Universities prefer to have complete information before making their decisions. In the cutthroat world of college admissions, that includes the few spots currently reserved for early admissions. A school like Harvard has nothing to lose by waiting until later in the process.

As for marriage: The contract is too binding, too restrictive and too risky, even with the engagement escape clause.

quitacet September 14, 2006 at 11:11 pm

I always felt that EA/ED was very much self-selecting and so made applicants generally better off by their own lights than the seemingly random outcomes of the regular round. On the other hand, does this issue really matter if college is just a sorting mechanism and general outcomes are already determined?

anonymous September 14, 2006 at 11:27 pm

And Prof. Cowen, you should definitely read the Wiki entry on the Marriage Problem. It will answer the questions posed in your post. It’s better to be the asker than the askee. The most attractive and hardest working woman should simply turn the tables and ask the man to marry her. :)

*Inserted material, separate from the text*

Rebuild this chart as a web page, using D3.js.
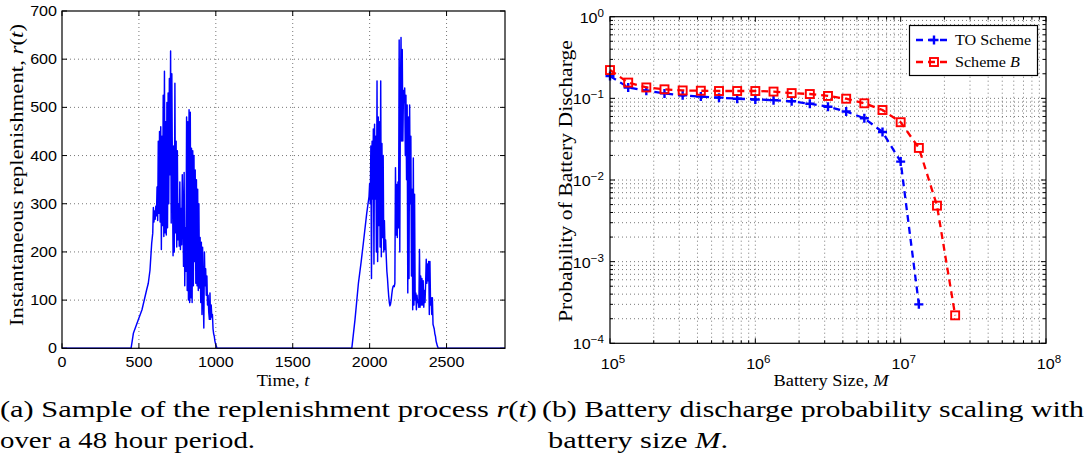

Lee September 15, 2006 at 11:48 am

I think the biggest problem with the Marriage Proposal analogy is that it doesn’t do a very good job of dealing with student differentiation associated with what are in fact multiple selections.

Perhaps this is just the liberal arts college fuddy-duddy in me, but it seems to me that colleges are not choosing one highly qualified individual, or even a random selection of highly qualified individuals, but a class. Schools have many different “roles” that need to be filled, some of which are highly specialized and which have rapidly diminishing returns to scale (what would a small college do with 10 star bassoon players?) Early decision programs allow them to “lock in” the proverbial bassoon players of the applicant pool in order to ensure that those roles are filled, while avoiding inefficiencies associated with overenrolling these positions at the expense of others.

There clearly remains some sort of “second best” problem in spite of this roles argument, since there are still quite a few bassoon players applying to college each year. However, schools are basically risk-averse about their student selection and so they are willing to accept some loss in expected student quality in exchange for the certainty associated with knowing that the band will have a bassoon.

The level of risk is inversely associated with the size of the applicant pool and the size of the admitted class, so smaller schools tend to be more risk-averse than large ones. That’s why many of the top larger universities have switched to early action, or why they may abandon early admissions entirely, while top small schools are far more likely to cling tightly to their early decision programs and admit a high percentage of students through them.

As far as conferring an advantage to students that are already advantaged, I think that the misinformation problems noted by a previous commenter are enhanced by what is perhaps a greater “student marketing” problem. Since schools are looking for students in the early admissions process that fill unique niches in the incoming class, the students that benefit the most from early admissions are the students that market these qualities effectively. However this doesn’t come naturally to most students, and so students from privileged backgrounds with the greatest access to counselors tend to come out way ahead.